**Task objective:** Check each line of the records below and collect those holding "this".

**Records for the task:**
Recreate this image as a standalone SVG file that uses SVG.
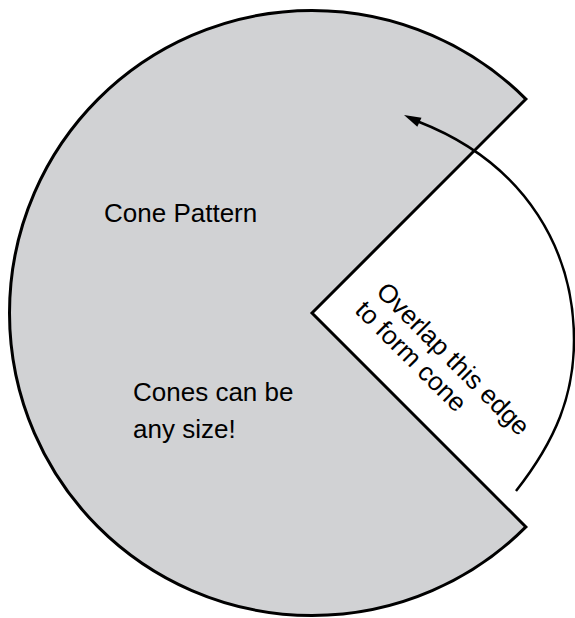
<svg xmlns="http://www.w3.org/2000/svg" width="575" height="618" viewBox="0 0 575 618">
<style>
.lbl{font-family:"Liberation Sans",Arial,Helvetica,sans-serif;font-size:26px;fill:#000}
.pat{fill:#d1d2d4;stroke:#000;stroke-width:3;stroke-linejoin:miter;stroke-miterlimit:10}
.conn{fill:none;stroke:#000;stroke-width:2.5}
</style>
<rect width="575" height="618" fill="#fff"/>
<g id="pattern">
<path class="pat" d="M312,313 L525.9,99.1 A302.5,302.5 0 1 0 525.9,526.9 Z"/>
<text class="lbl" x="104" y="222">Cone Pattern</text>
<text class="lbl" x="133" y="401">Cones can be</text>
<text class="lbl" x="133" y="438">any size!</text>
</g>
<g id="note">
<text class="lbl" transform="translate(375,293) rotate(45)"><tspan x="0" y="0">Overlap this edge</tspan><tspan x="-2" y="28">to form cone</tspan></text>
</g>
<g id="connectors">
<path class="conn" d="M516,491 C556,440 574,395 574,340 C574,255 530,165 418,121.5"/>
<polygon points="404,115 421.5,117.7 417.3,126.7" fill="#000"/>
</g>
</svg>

* * *

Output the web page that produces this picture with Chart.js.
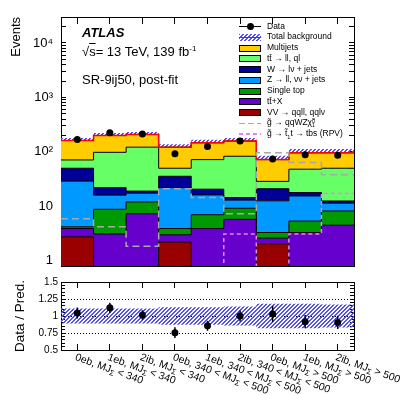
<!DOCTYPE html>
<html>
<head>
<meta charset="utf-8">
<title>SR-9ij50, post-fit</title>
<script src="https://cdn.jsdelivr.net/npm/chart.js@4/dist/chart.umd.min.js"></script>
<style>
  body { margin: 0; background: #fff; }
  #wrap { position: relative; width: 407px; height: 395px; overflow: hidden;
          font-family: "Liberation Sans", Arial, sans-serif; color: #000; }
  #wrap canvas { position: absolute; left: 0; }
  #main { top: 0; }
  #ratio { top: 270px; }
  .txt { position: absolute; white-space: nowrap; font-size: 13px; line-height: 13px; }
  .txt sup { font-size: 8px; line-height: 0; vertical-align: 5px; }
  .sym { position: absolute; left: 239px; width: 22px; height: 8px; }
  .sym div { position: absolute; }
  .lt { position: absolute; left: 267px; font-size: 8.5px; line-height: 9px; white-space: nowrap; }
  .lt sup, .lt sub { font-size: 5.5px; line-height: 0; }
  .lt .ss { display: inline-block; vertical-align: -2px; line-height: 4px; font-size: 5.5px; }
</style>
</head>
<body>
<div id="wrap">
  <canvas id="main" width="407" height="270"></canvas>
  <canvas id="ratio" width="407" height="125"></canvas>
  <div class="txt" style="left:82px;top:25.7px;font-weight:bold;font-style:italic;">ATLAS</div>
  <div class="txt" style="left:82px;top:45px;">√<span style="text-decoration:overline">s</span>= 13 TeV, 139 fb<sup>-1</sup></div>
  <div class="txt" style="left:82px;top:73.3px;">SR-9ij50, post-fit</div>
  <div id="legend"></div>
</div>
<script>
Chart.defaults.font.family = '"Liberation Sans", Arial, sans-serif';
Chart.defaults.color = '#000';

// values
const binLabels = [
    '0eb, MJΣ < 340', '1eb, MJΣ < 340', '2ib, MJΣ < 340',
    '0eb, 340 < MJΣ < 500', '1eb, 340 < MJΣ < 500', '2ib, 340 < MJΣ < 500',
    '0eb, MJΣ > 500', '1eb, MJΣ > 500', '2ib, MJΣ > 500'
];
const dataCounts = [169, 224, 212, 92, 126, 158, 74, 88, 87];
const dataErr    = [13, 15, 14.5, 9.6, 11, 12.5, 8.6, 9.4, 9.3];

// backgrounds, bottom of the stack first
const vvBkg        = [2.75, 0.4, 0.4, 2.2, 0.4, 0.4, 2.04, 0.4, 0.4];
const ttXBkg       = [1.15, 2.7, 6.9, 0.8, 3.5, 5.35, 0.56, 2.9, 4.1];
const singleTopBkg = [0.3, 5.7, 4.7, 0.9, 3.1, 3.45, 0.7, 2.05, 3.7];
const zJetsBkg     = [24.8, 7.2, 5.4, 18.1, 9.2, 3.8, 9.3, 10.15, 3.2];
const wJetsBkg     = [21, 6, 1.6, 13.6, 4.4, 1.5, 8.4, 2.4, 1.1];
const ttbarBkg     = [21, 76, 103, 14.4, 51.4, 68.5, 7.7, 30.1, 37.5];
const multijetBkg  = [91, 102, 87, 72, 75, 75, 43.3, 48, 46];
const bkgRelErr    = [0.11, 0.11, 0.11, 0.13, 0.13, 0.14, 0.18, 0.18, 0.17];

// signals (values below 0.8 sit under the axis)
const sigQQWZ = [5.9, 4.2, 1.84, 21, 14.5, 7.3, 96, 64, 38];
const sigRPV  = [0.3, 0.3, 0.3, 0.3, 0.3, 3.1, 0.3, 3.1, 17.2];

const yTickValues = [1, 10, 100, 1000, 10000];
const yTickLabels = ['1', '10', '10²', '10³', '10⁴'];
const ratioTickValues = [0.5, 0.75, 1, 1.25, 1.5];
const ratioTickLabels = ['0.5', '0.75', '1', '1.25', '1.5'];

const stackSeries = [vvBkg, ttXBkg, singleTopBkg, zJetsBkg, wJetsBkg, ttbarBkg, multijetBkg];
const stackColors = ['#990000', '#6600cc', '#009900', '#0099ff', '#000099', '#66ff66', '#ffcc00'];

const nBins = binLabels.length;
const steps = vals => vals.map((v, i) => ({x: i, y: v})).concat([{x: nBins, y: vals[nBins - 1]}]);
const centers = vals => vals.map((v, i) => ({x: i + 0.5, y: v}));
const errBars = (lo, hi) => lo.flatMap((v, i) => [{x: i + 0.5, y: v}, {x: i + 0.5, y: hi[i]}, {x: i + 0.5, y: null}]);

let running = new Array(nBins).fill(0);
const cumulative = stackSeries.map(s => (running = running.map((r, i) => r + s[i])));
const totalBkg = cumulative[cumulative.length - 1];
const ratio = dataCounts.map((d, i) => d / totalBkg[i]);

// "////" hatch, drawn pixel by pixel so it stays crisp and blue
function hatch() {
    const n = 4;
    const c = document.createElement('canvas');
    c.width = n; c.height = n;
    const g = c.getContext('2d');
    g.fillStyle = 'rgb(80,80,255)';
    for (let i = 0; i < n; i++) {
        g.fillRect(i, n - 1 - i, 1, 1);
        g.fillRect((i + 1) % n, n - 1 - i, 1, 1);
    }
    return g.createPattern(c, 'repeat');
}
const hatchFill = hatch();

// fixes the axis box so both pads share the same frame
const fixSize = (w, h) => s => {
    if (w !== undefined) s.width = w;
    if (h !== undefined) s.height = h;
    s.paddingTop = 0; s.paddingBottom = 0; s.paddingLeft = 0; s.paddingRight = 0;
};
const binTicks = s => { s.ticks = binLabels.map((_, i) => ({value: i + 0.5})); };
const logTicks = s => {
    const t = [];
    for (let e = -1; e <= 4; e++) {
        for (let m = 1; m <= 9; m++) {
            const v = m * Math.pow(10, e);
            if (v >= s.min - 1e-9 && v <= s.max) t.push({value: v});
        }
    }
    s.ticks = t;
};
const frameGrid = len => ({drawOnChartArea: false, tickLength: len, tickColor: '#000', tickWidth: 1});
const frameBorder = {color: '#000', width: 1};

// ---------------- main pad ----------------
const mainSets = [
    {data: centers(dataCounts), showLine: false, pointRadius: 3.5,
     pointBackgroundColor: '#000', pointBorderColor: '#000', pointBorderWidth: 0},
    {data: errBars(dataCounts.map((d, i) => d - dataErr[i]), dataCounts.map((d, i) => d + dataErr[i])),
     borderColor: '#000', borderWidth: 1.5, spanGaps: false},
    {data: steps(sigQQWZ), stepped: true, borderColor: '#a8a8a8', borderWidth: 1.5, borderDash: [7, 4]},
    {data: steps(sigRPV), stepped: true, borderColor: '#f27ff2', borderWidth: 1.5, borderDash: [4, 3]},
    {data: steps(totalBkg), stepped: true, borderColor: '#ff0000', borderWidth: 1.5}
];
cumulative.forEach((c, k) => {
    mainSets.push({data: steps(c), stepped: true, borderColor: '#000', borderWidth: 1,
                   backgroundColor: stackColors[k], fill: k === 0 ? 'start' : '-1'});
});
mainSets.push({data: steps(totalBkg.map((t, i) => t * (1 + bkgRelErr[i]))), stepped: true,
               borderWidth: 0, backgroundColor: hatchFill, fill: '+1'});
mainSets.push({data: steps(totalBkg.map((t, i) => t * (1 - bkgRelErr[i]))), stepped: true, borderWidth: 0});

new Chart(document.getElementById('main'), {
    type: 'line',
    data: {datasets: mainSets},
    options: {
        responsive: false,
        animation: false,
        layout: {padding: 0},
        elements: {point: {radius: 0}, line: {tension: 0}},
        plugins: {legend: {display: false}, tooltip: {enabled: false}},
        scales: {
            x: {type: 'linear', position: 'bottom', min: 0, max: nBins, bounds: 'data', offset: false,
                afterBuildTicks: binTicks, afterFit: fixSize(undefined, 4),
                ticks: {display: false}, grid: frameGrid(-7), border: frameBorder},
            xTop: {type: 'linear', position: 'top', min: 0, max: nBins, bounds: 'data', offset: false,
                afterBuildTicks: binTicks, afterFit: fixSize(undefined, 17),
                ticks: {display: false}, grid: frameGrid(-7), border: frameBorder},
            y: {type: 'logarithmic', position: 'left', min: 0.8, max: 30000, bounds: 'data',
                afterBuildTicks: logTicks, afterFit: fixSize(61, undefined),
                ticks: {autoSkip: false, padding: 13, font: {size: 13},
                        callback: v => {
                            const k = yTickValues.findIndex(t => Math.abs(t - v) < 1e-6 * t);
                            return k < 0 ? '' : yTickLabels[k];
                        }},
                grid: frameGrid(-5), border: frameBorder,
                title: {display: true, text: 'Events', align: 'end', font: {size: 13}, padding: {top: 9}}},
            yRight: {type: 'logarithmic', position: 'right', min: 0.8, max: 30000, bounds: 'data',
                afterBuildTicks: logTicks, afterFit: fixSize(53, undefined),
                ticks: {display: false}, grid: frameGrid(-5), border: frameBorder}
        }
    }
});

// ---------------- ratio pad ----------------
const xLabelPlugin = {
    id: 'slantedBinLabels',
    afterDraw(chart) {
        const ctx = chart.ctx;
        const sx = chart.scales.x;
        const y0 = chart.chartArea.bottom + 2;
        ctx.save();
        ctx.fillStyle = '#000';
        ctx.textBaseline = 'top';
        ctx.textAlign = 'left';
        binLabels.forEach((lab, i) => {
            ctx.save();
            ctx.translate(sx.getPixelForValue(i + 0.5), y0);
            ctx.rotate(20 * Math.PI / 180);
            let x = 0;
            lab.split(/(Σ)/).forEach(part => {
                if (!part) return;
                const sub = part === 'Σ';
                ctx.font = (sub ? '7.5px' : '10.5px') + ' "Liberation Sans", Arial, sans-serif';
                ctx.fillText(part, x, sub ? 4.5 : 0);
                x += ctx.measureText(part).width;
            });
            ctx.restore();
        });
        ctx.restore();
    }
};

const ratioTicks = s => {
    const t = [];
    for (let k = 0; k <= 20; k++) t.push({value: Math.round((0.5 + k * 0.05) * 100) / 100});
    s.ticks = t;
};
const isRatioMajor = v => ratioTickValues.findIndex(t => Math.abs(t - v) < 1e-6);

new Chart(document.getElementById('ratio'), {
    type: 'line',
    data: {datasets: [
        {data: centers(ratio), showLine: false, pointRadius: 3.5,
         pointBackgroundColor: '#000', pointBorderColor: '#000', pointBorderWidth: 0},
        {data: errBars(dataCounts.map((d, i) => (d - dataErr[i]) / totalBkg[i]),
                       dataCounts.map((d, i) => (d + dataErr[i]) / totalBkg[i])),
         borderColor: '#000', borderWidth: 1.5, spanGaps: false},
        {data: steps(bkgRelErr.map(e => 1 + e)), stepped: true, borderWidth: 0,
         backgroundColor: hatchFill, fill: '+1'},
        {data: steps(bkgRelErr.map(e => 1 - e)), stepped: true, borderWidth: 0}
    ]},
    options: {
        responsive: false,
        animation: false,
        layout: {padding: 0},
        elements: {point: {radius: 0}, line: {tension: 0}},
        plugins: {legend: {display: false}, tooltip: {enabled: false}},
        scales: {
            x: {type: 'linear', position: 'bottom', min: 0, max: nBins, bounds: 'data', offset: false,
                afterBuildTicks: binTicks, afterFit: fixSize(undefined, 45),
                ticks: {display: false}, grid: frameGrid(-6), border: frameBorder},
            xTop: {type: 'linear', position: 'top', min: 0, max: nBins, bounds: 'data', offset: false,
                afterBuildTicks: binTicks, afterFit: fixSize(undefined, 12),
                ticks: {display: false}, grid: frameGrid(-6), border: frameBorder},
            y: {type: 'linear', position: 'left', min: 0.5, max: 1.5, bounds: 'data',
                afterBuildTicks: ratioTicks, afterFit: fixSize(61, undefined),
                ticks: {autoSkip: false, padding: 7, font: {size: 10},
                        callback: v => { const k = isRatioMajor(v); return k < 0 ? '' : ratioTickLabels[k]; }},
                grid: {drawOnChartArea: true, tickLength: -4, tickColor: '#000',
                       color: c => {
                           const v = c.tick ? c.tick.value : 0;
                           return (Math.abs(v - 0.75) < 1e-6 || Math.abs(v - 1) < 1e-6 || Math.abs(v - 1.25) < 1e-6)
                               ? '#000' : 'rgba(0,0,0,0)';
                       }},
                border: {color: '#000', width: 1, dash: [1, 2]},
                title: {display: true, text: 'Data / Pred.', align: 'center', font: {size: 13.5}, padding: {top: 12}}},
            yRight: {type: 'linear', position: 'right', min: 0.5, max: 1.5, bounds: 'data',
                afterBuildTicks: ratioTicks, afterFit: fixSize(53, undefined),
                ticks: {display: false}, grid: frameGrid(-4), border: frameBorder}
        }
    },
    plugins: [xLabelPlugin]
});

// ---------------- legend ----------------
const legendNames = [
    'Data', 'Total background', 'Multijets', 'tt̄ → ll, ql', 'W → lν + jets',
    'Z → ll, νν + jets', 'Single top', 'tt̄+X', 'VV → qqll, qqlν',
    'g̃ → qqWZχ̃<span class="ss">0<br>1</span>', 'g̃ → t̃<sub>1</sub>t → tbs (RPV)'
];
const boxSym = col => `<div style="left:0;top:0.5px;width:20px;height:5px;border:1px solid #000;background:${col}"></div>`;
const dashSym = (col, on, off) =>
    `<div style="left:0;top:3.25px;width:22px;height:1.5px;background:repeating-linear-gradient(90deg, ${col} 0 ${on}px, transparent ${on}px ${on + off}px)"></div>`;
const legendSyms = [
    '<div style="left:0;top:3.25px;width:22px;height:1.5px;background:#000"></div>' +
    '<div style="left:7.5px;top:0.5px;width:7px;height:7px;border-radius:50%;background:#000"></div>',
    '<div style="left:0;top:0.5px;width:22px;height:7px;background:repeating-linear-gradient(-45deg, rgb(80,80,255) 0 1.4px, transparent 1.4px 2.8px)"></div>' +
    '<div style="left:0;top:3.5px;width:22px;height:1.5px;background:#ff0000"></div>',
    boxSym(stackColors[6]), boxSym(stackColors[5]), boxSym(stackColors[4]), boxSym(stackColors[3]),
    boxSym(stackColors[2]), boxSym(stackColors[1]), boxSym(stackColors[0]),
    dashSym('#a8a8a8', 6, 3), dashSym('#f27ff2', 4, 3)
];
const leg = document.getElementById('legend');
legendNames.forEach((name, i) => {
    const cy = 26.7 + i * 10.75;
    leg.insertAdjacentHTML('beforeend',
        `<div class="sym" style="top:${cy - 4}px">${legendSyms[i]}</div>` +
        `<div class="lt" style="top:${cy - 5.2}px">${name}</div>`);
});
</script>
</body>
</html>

**Result of the exercise:**
Recreate this image as a standalone SVG file that uses SVG.
<text class="lbl" transform="translate(375,293) rotate(45)"><tspan x="0" y="0">Overlap this edge</tspan><tspan x="-2" y="28">to form cone</tspan></text>
Output the web page that produces this picture with Chart.js.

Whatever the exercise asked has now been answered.